I think people really like art and writing fits into that category as being able to connect
with a fellow human. I'll give you an example of this. One of the best business,
books in the last 20 years, Shoe Dog by Phil Knight. I'm sure half of you have read it. It's
phenomenal book, unbelievable book about how he created Nike. And this was not hidden. They didn't
try to hide this, but I learned after I read it. And after I read it, I said this is one of the
best business books I've ever read. I learned that it was ghostwritten. And they didn't hide that.
Interesting. The same ghostwriter wrote Prince Harry's biography and Roger Federer's biography,
very good ghostwriter. But after I learned it was ghostwritten, it took away some of the magic
that I had really cherished that book for.
And look, it's the same story.
It is his story.
But there's something very special about reading it and saying,
like, I'm reading Phil Knight's words right now.
And when you learned you weren't, like,
ah, it doesn't, it kind of took it away.
Two years ago, Google came out with a product called Notebook L.M.
Which what it was is an AI product that would create a custom podcast for you.
So you go in and say,
make me a podcast about the fall of the Roman Empire,
about technology in the 19th,
whatever you want. Or you can even upload a PDF and say, make me a podcast about this topic.
And it would spit out a perfect 10-minute podcast describing anything you want. When that came
out, I was like, this is the end of podcasts for people. Everyone's just going to listen to their own
custom podcast. Why would anyone want to listen to a human? That was what I thought two years ago.
How many No Book LN podcast have I listened to since then? Zero. Because I don't want to listen
to a bot describing it, even if it's perfect and accurate and fluent.

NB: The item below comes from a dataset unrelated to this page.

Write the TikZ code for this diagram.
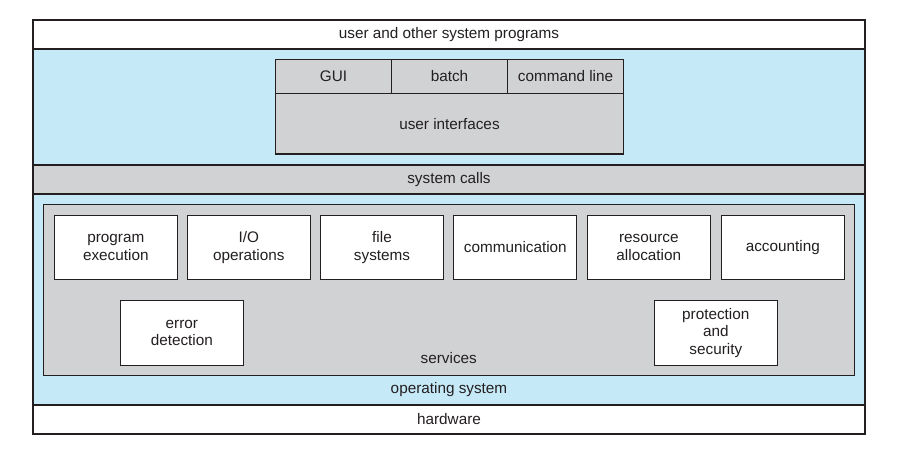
\documentclass[tikz,border=0pt]{standalone}
\usepackage{fontspec}
\setmainfont{Liberation Sans}
\definecolor{osblue}{HTML}{C6E9F8}
\definecolor{layergray}{HTML}{D1D2D4}
\definecolor{inkdark}{HTML}{231F20}
\begin{document}
\begin{tikzpicture}[x=1pt,y=-1pt,
  every node/.style={inner sep=0pt, outer sep=0pt, text=inkdark,
    font=\fontsize{15.3}{17.5}\selectfont, align=center},
  band/.style={draw=inkdark, line width=1.3pt, rectangle},
  whitebox/.style={band, fill=white},
  bluebox/.style={band, fill=osblue},
  graybox/.style={band, fill=layergray},
  svc/.style={whitebox, minimum width=123pt, minimum height=64pt},
  lbl/.style={draw=none, fill=none}]
\useasboundingbox (0,0) rectangle (906,461);

% layered bands, top to bottom
\node[whitebox, minimum width=832pt, minimum height=29pt] (progs) at (449,34.5) {user and other system programs};
\node[bluebox, minimum width=832pt, minimum height=116pt] (uiband) at (449,107) {};
\node[graybox, minimum width=832pt, minimum height=29pt] (syscalls) at (449,179.5) {system calls};
\node[bluebox, minimum width=832pt, minimum height=211pt] (os) at (449,299.5) {};
\node[whitebox, minimum width=832pt, minimum height=29pt] (hw) at (449,419.5) {hardware};
\node[lbl] (oslabel) at (449,389.5) {operating system};

% user interface block
\node[graybox, minimum width=116pt, minimum height=34pt] (gui) at (333.5,76.5) {GUI};
\node[graybox, minimum width=116pt, minimum height=34pt] (batch) at (449.5,76.5) {batch};
\node[graybox, minimum width=116pt, minimum height=34pt] (cmd) at (565.5,76.5) {command line};
\node[graybox, minimum width=348pt, minimum height=60.5pt] (ui) at (449.5,123.75) {user interfaces};

% services block
\node[graybox, minimum width=811pt, minimum height=171pt] (services) at (448.8,289.8) {};
\node[lbl] (svclabel) at (448.8,358.5) {services};

\node[svc] (exec) at (115.8,247.3) {program\\execution};
\node[svc] (io)   at (248.8,247.3) {I/O\\operations};
\node[svc] (fs)   at (382.0,247.3) {file\\systems};
\node[svc] (comm) at (515.3,247.3) {communication};
\node[svc] (res)  at (648.8,247.3) {resource\\allocation};
\node[svc] (acct) at (782.8,247.3) {accounting};

\node[svc, minimum height=65pt] (err)  at (181.8,332.8) {error\\detection};
\node[svc, minimum height=65pt] (prot) at (715.8,332.8) {protection\\and\\security};
\end{tikzpicture}
\end{document}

I want to listen to the
messiness of another human who's actually experienced these things going into it.
So I'm actually not that optimistic that AI is going to disrupt art, writing, music,
those kind of things as much as some other people.
But of course, I have a stake in that game.
Morgan, you have a gift for finding the question behind the question.
And so I want to ask, what's the thing about AI that you think almost nobody is asking
and that you wish more people were?
Well, one, there's a lot of time that if it is as disruptive to labor and employment as people think,
a lot of times people will say, oh, well, there's a solution for that, it's universal basic income.
That, look, we're going to have 30% unemployment, but we'll just send people five grand a month and say,
you can just go write poetry and toil in your garden and, like, you don't have to work anymore.
We'll take care of you.
I think there's so much evidence that if you think work is hard, try boredom.
It's a hundred times harder.
And the idea that we can just pay a third of society to not work, the amount of mental illness
that would unleash on society would be off the charts.
And so that's pretty much the only solution that people have of like, oh, it's going to put
people out of business, but we'll take the profits from AI and just pay them off effectively.
That would not work in a million years.
And you see this during deep recessions.
Like after 2008, a significant number of people were unemployed for more than 12 months.
And that destroys people.
That's not unemployment.
that leads to mental breakdown at that point.
So the idea that you could do that forever for long periods of time, that would never, ever work.